Andrew Howard describes the types of purchasers who are snapping up Phuket property. "Europeans purchase villas on Phuket as both holiday homes and investments, they are finding it more difficult to generate decent returns on their Spanish and French properties. The Far East expatriates from Hong Kong, Singapore and Kuala Lumpur are using Phuket as a holiday base largely due to its extensive transport links, Phuket International Airport has over thirty flights a week to Singapore, Hong Kong and Kuala Lumpur and these short flights mean that business people can leave their offices and be sitting beside their swimming pools in Phuket, with a cool drink in hand within a few hours.
Koh Samui and Phang Nga Property purchasers who enjoy an island lifestyle may also find it across from Phuket on the resort island of Koh Samui.

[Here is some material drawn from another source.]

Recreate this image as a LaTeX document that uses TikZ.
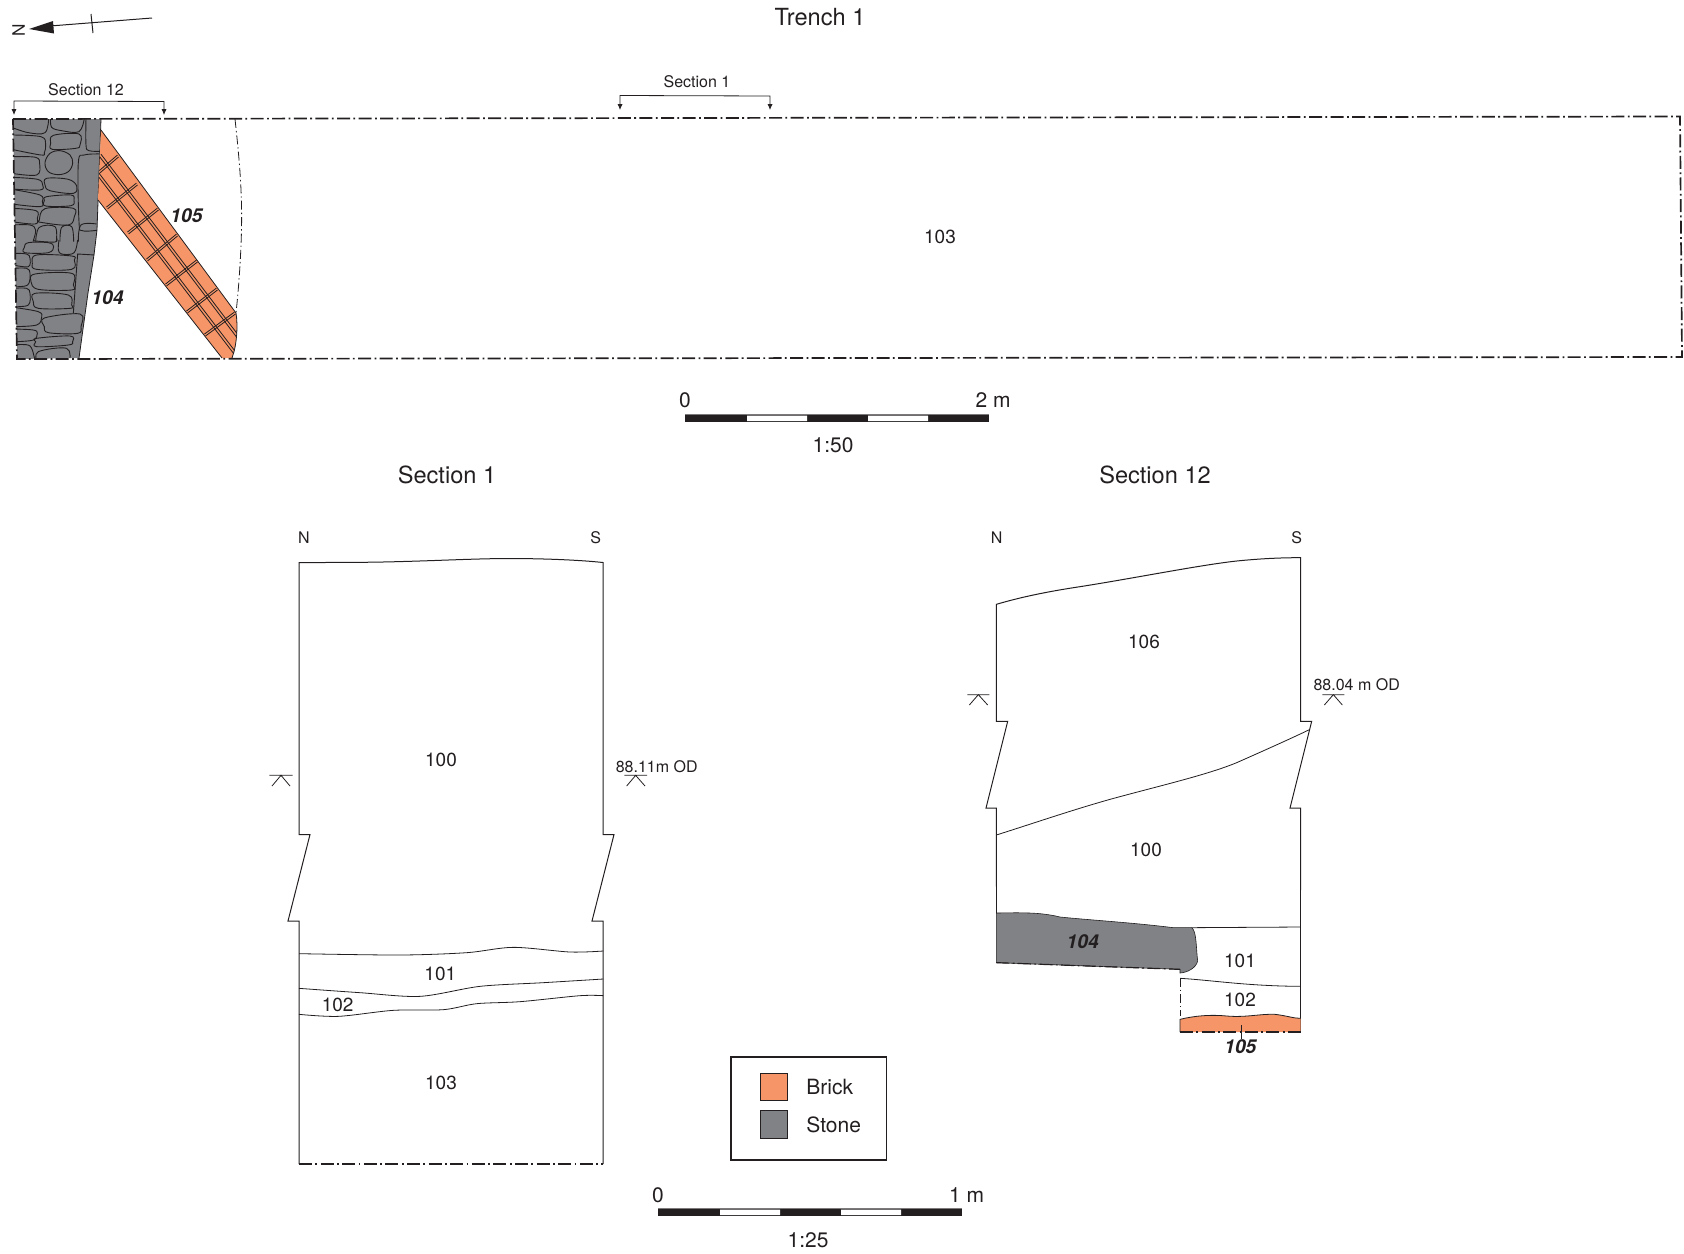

Located on the east coast of Thailand, this is a holiday destination with development on a smaller scale due to local building regulations which specify that no building can be higher than the coconut trees (12 metres), resulting in smaller more intimate developments.
For true island developments the Phang Nga bay area has seen developers starting to fully exploit the island lifestyle with recent launch of The Village on Coconut (Maphrao) Island. A water sports resort based on the well established Sunsail formula (villa prices range from £175,000) and Barama Bay has now sold out its 31 plots at prices from 3 million dollars.